長い下積みを得て、舞台での実績をつけると、やっとチャンスは、向こうからやって来た。
映画『卒業(1967年)』に抜擢。映画は大ヒットした。(サイモン&ガーファンクルの『サウンド・オブ・サイレンス』は名曲中の名曲だし)
でも、大人になって、初めて、この映画を観た私は、やっぱり変な違和感しか感じなかった。
大学卒業を前にした『ベンジャミン』(ダスティン・ホフマン)は久しぶりに実家に帰省した。
そんなある日、パーティー会場で、父親の仕事のパートナー・ロビンソン氏の奥さま『ミセス・ロビンソン』(アン・バンクラフト)に誘惑されてしまう。(いわゆる不倫関係ね)
ズルズルと関係を続けるベンジャミン。
心配した両親は、幼なじみの『エレーン・ロビンソン(ロビンソン夫妻の娘)』(キャサリン・ロス)を紹介。(なんて身近なところで)
エレーンに段々惹かれていくベンジャミン。
でも、ミセス・ロビンソンは当然面白くない。
「エレーンと別れないなら、エレーンに私たちの関係をぶちまけてやる!」と息巻く。(娘に嫉妬して張り合う母親)

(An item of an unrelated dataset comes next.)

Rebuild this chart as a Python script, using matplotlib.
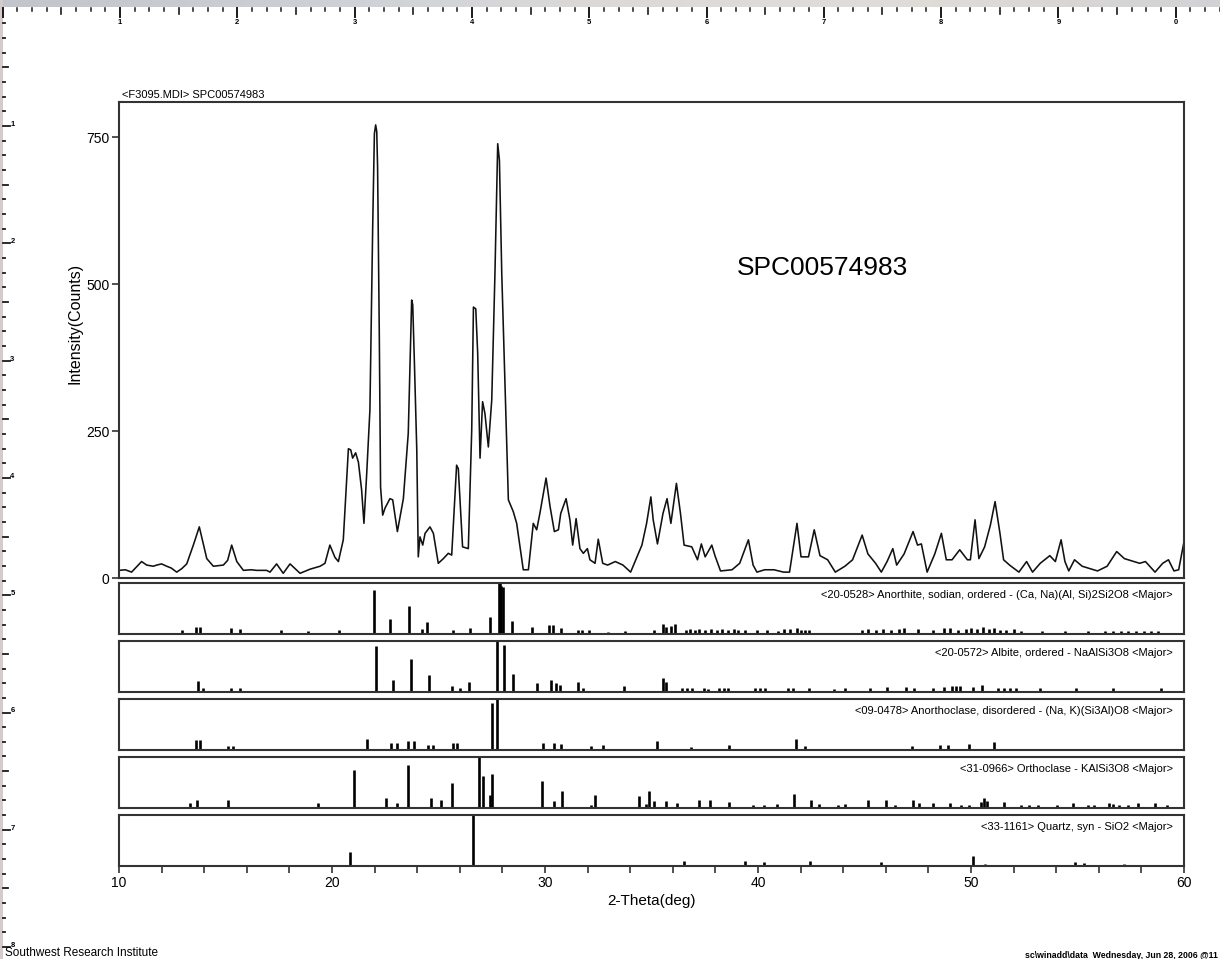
import matplotlib
matplotlib.use('Agg')
import matplotlib.pyplot as plt
import numpy as np

plt.rcParams['font.family'] = ['Liberation Sans', 'DejaVu Sans']

# ---------------- data: measured pattern ----------------
two_theta = [10.0, 10.3, 10.59, 10.8, 11.06, 11.3, 11.61, 11.77, 12.0, 12.24, 12.45, 12.71, 12.95,
             13.18, 13.49, 13.77, 14.12, 14.43, 14.9, 15.1, 15.29, 15.53, 15.84, 16.2, 16.46, 16.93,
             17.09, 17.4, 17.71, 18.03, 18.5, 18.97, 19.44, 19.67, 19.9, 20.14, 20.3, 20.53, 20.66,
             20.77, 20.88, 20.97, 21.11, 21.24, 21.39, 21.5, 21.63, 21.78, 21.91, 21.99, 22.05, 22.1,
             22.14, 22.22, 22.28, 22.38, 22.49, 22.72, 22.85, 23.07, 23.35, 23.58, 23.74, 23.79, 23.87,
             23.98, 24.05, 24.13, 24.26, 24.37, 24.6, 24.76, 24.99, 25.23, 25.46, 25.62, 25.85, 25.93,
             26.13, 26.4, 26.56, 26.64, 26.75, 26.84, 26.95, 27.07, 27.18, 27.34, 27.5, 27.65, 27.78,
             27.86, 27.97, 28.12, 28.28, 28.51, 28.67, 28.98, 29.22, 29.45, 29.61, 29.76, 30.05, 30.24,
             30.44, 30.63, 30.74, 30.99, 31.17, 31.3, 31.46, 31.64, 31.8, 31.99, 32.11, 32.35, 32.5,
             32.71, 32.94, 33.3, 33.66, 34.02, 34.55, 34.77, 34.97, 35.08, 35.28, 35.54, 35.73, 35.91,
             36.17, 36.36, 36.53, 36.89, 37.16, 37.34, 37.52, 37.83, 37.98, 38.24, 38.78, 39.14, 39.55,
             39.77, 39.95, 40.31, 40.75, 41.2, 41.48, 41.83, 42.02, 42.37, 42.64, 42.91, 43.27, 43.63,
             44.08, 44.44, 44.89, 45.16, 45.52, 45.79, 46.06, 46.33, 46.51, 46.86, 47.28, 47.49, 47.67,
             47.94, 48.3, 48.61, 48.84, 49.11, 49.47, 49.83, 49.97, 50.19, 50.37, 50.64, 50.91, 51.13,
             51.36, 51.53, 51.81, 52.25, 52.61, 52.89, 53.25, 53.7, 53.96, 54.23, 54.41, 54.59, 54.86,
             55.22, 55.94, 56.39, 56.84, 57.2, 57.65, 57.92, 58.19, 58.64, 59.0, 59.27, 59.53, 59.75,
             59.98]
counts = [13, 14, 10, 18, 28, 22, 20, 22, 24, 20, 17, 10, 16,
          24, 56, 87, 33, 20, 22, 30, 56, 28, 13, 14, 13, 13,
          10, 24, 8, 24, 8, 15, 20, 25, 56, 35, 28, 65, 150,
          220, 218, 204, 213, 197, 150, 93, 178, 286, 597, 756, 771, 760,
          700, 416, 155, 107, 119, 135, 133, 79, 135, 246, 473, 465, 365,
          218, 36, 70, 56, 76, 87, 76, 25, 33, 42, 39, 192, 186,
          53, 50, 252, 461, 458, 382, 204, 300, 280, 223, 303, 518, 739,
          711, 518, 331, 133, 113, 93, 14, 14, 93, 82, 110, 170, 121,
          79, 82, 110, 135, 99, 56, 101, 50, 42, 50, 31, 25, 66,
          25, 22, 28, 22, 10, 56, 93, 138, 99, 58, 110, 135, 93,
          161, 110, 56, 53, 31, 58, 36, 56, 38, 12, 14, 25, 65,
          22, 10, 14, 14, 10, 10, 93, 36, 36, 82, 38, 31, 10,
          20, 31, 73, 41, 25, 10, 28, 50, 22, 41, 79, 56, 58,
          10, 41, 76, 31, 31, 48, 31, 31, 99, 33, 53, 90, 130,
          76, 31, 22, 10, 28, 10, 25, 38, 28, 65, 28, 12, 31,
          20, 12, 20, 45, 33, 28, 25, 28, 10, 25, 31, 12, 14,
          58]

# ---------------- data: reference stick patterns ----------------
anorthite_pos = [12.94, 13.61, 13.8, 15.24, 15.68, 17.59, 18.89, 20.34, 21.99, 22.72, 23.63, 24.21,
                 24.47, 25.67, 26.48, 27.42, 27.82, 27.88, 27.95, 28.02, 28.47, 29.37, 30.2, 30.39,
                 30.73, 31.56, 31.72, 32.08, 32.97, 33.75, 35.1, 35.54, 35.67, 35.91, 36.08, 36.62,
                 36.8, 37.04, 37.25, 37.52, 37.79, 38.06, 38.3, 38.6, 38.87, 39.05, 39.41, 39.95,
                 40.4, 40.94, 41.21, 41.48, 41.84, 42.02, 42.2, 42.38, 44.86, 45.17, 45.53, 45.89,
                 46.24, 46.6, 46.87, 47.5, 48.22, 48.72, 49.03, 49.39, 49.75, 50.02, 50.29, 50.56,
                 50.83, 51.1, 51.37, 51.64, 52.0, 52.36, 53.34, 54.42, 55.5, 56.3, 56.66, 57.02,
                 57.38, 57.74, 58.1, 58.45, 58.8]
anorthite_int = [8, 13, 13, 12, 9, 8, 5, 7, 87, 30, 54, 9,
                 23, 8, 12, 33, 100, 100, 95, 92, 26, 13, 18, 18,
                 12, 8, 8, 7, 3, 5, 7, 20, 14, 16, 20, 8,
                 10, 8, 10, 8, 10, 8, 10, 8, 10, 8, 8, 8,
                 7, 5, 9, 10, 12, 8, 8, 8, 8, 9, 8, 9,
                 8, 9, 12, 9, 8, 12, 12, 8, 9, 12, 9, 13,
                 9, 12, 8, 7, 10, 5, 5, 5, 5, 5, 5, 5,
                 5, 5, 5, 5, 5]

albite_pos = [13.72, 13.93, 15.24, 15.68, 22.05, 22.88, 23.71, 24.55, 25.62, 26.01, 26.43, 27.73,
              28.09, 28.51, 29.61, 30.28, 30.52, 30.7, 31.53, 31.77, 33.7, 35.54, 35.67, 36.45,
              36.69, 36.9, 37.45, 37.63, 38.17, 38.39, 38.6, 39.87, 40.1, 40.35, 41.4, 41.66,
              42.38, 43.55, 44.09, 45.26, 46.06, 46.96, 47.32, 48.22, 48.72, 49.12, 49.3, 49.48,
              50.11, 50.53, 51.28, 51.55, 51.82, 52.09, 53.25, 54.95, 56.66, 58.9]
albite_int = [21, 8, 8, 8, 90, 23, 65, 33, 12, 8, 19, 100,
              93, 35, 18, 23, 18, 14, 20, 8, 12, 28, 20, 7,
              7, 7, 7, 5, 7, 7, 7, 7, 7, 7, 7, 7,
              7, 5, 7, 7, 10, 10, 7, 7, 10, 12, 12, 12,
              10, 13, 7, 7, 7, 7, 7, 7, 7, 7]

anorthoclase_pos = [13.61, 13.8, 15.13, 15.37, 21.63, 22.77, 23.07, 23.58, 23.85, 24.52, 24.76,
                    25.67, 25.88, 27.49, 27.76, 29.89, 30.44, 30.73, 32.14, 32.7, 35.24, 36.86,
                    38.66, 41.78, 42.23, 47.23, 48.54, 48.93, 49.92, 51.09]
anorthoclase_int = [20, 20, 7, 7, 21, 14, 14, 18, 18, 9, 9,
                    14, 14, 92, 100, 14, 14, 12, 8, 9, 17, 6,
                    9, 21, 7, 7, 10, 10, 12, 15]

orthoclase_pos = [13.33, 13.65, 15.1, 19.36, 21.03, 22.54, 23.07, 23.58, 24.65, 25.12, 25.62, 26.92,
                  27.11, 27.42, 27.49, 29.84, 30.44, 30.78, 32.14, 32.35, 34.41, 34.74, 34.88, 35.1,
                  35.67, 36.21, 37.22, 37.76, 38.66, 39.77, 40.3, 40.88, 41.69, 42.5, 42.86, 43.75,
                  44.08, 45.16, 46.02, 46.41, 47.28, 47.58, 48.2, 49.02, 49.55, 49.91, 50.45, 50.63,
                  50.76, 51.53, 52.34, 52.7, 53.15, 54.05, 54.77, 55.49, 55.76, 56.48, 56.66, 56.93,
                  57.38, 57.83, 58.64, 59.18]
orthoclase_int = [9, 15, 15, 9, 75, 20, 9, 85, 20, 15, 50, 100,
                  62, 25, 67, 53, 14, 34, 6, 25, 23, 8, 34, 14,
                  14, 9, 15, 15, 11, 6, 6, 8, 28, 15, 8, 6,
                  8, 15, 15, 6, 15, 9, 9, 9, 6, 6, 11, 20,
                  14, 11, 6, 6, 6, 6, 9, 6, 6, 9, 8, 6,
                  6, 9, 9, 6]

quartz_pos = [20.85, 26.64, 36.53, 39.41, 40.27, 42.43, 45.79, 50.1, 50.65, 54.86, 55.32, 57.2, 59.98]
quartz_int = [27, 100, 10, 10, 8, 10, 8, 19, 3, 8, 6, 3, 13]

phase_labels = [
    "<20-0528> Anorthite, sodian, ordered - (Ca, Na)(Al, Si)2Si2O8 <Major>",
    "<20-0572> Albite, ordered - NaAlSi3O8 <Major>",
    "<09-0478> Anorthoclase, disordered - (Na, K)(Si3Al)O8 <Major>",
    "<31-0966> Orthoclase - KAlSi3O8 <Major>",
    "<33-1161> Quartz, syn - SiO2 <Major>",
]
phase_pos = [anorthite_pos, albite_pos, anorthoclase_pos, orthoclase_pos, quartz_pos]
phase_int = [anorthite_int, albite_int, anorthoclase_int, orthoclase_int, quartz_int]

y_ticks = [0, 250, 500, 750]
x_ticks = [10, 20, 30, 40, 50, 60]

# ---------------- figure ----------------
W, H = 1220, 959
fig = plt.figure(figsize=(W / 100, H / 100), dpi=100)
fig.patch.set_facecolor('white')

FRAME = '#333333'


def rect(l, t, r, b):
    return [l / W, 1 - b / H, (r - l) / W, (b - t) / H]


def style_frame(a):
    for s in a.spines.values():
        s.set_color(FRAME)
        s.set_linewidth(1.5)


# main pattern
ax = fig.add_axes(rect(119, 102, 1184, 578))
ax.plot(two_theta, counts, color='#111111', lw=1.15)
ax.set_xlim(10, 60)
ax.set_ylim(0, 810)
ax.set_yticks(y_ticks)
ax.set_xticks([])
ax.tick_params(axis='y', direction='out', length=5, width=1.2, labelsize=10, color=FRAME, pad=2)
ax.set_ylabel('Intensity(Counts)', fontsize=11.5)
ax.yaxis.set_label_coords((83 - 119) / 1065, 0.535)
style_frame(ax)
ax.text(0.003, 1.004, '<F3095.MDI> SPC00574983', transform=ax.transAxes, fontsize=8,
        va='bottom', ha='left')
ax.text(39.0, 527, 'SPC00574983', fontsize=19, va='center', ha='left')

# stick panels
tops = [583, 641, 699, 757, 815]
for i, top in enumerate(tops):
    axp = fig.add_axes(rect(119, top, 1184, top + 51))
    axp.vlines(phase_pos[i], 0, phase_int[i], color='black', lw=1.9)
    axp.set_xlim(10, 60)
    axp.set_ylim(0, 100)
    axp.set_yticks([])
    style_frame(axp)
    axp.text(0.9895, 0.77, phase_labels[i], transform=axp.transAxes, fontsize=8,
             ha='right', va='center')
    if i < len(tops) - 1:
        axp.set_xticks([])
    else:
        axp.set_xticks(x_ticks)
        axp.set_xticks(np.arange(10, 61, 2), minor=True)
        axp.tick_params(axis='x', which='both', direction='out', length=5, width=1.2,
                        color=FRAME, labelsize=10, pad=2)
        axp.set_xlabel('2-Theta(deg)', fontsize=11, labelpad=3)

# footer
fig.text(5 / W, 1 - 953 / H, 'Southwest Research Institute', fontsize=8.5, va='center', ha='left')
fig.text(1218 / W, 1 - 955 / H, 'sc\\winadd\\data  Wednesday, Jun 28, 2006 @11', fontsize=6.3,
         va='center', ha='right', weight='bold')

# scanner rulers (decoration, inch rulers with 1/8 divisions)
axr = fig.add_axes([0, 0, 1, 1], zorder=-1)
axr.axis('off')
axr.patch.set_alpha(0)
grad = np.linspace(0, 1, 200)[None, :]
axr.imshow(grad, extent=[0, W, 7.5, 0], aspect='auto',
           cmap=matplotlib.colors.LinearSegmentedColormap.from_list(
               'band', ['#c2c6cc', '#ccd0d6', '#dcdad8', '#e0dcd8', '#d2d2d4']))
axr.fill_between([0, 2.6], 0, H, color='#d6cbca', lw=0)
axr.set_xlim(0, W)
axr.set_ylim(H, 0)
inch = 117.3
step = inch / 8
for k in range(0, 90):
    x = 2.7 + k * step
    if x > W:
        break
    if k % 8 == 0:
        ln, lw = 17, 1.4
    elif k % 4 == 0:
        ln, lw = 14, 1.2
    else:
        ln, lw = 11, 1.1
    axr.plot([x, x], [7.5, ln], color='#1a1a1a', lw=lw)
    if k % 8 == 0 and k > 0:
        axr.text(x, 23, str((k // 8) % 10), fontsize=5.5, ha='center', va='center', weight='bold')
for k in range(1, 70):
    y = 8.7 + k * step
    if y > H:
        break
    if k % 8 == 0:
        axr.plot([2.6, 10], [y, y], color='#1a1a1a', lw=1.3)
        axr.text(10.3, y - 1.5, str(k // 8), fontsize=5.5, ha='left', va='center', weight='bold')
    elif k % 4 == 0:
        axr.plot([2.6, 7.5], [y, y], color='#1a1a1a', lw=1.3)
    else:
        axr.plot([2.6, 4.8], [y, y], color='#1a1a1a', lw=1.3)

fig.savefig('out.png', dpi=100)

しょうがなくエレーンに全てを打ち明けたベンジャミン。
当然、エレーンの反応は「最低!出ていって!」だった。
エレーンは衝動的に別の男との結婚を決意する。
でも、エレーンへの気持ちをあきらめきれないベンジャミン。
エレーンも、また揺れる気持ちを抱えている。
そして迎えた結婚式の当日。
ベンジャミンがエレーンを連れ去りにやってきた。
「エレーン!エレーン!」
手に手をとって、教会から逃げ出す二人。
映画はこんな風に終わるのである………。
前述に書いた事を見てもお分かりのように、全然イケメンじゃないダスティン・ホフマン。
それを、母と娘が親子丼で、競って奪いあうなんて、なんかおかしくないですか?
キャサリン・ロスの身長は166cmでホフマンと1cmしかかわらない。
アン・バンクラフトなんて、女性ながらも173cmもあるのだ。
こんな女たちが、よりにもよって、何でこんな小さな男に夢中になるのか?(誰か教えて!)
……絵面からしても、「ん~ ……」全然納得いかなかった。
この映画って、名曲『サウンド・オブ・サイレンス』の雰囲気に、だいぶ助けられていると思うのだが、どうだろう?
でも、こんな自分の感想とは裏腹に、映画はヒットして、ダスティン・ホフマンはキャリアをスタートさせる。
やっぱり熱烈なフアンはいるんだろうなぁ~。
そうでなければ、こうして何年も生き残れるはずもないのだから。(私自身は、繰り返すが、あんまり好きじゃないけど)
それでも、私の好きな俳優たちと共演しているホフマン。
今後も避けてとおるわけにもいかず、たま~にホフマンの映画を取り上げないわけにはいかないはずだ。(その場合は、たぶん辛口になるだろうが)
『サウンド・オブ・サイレンス』の名曲に、星☆☆☆である。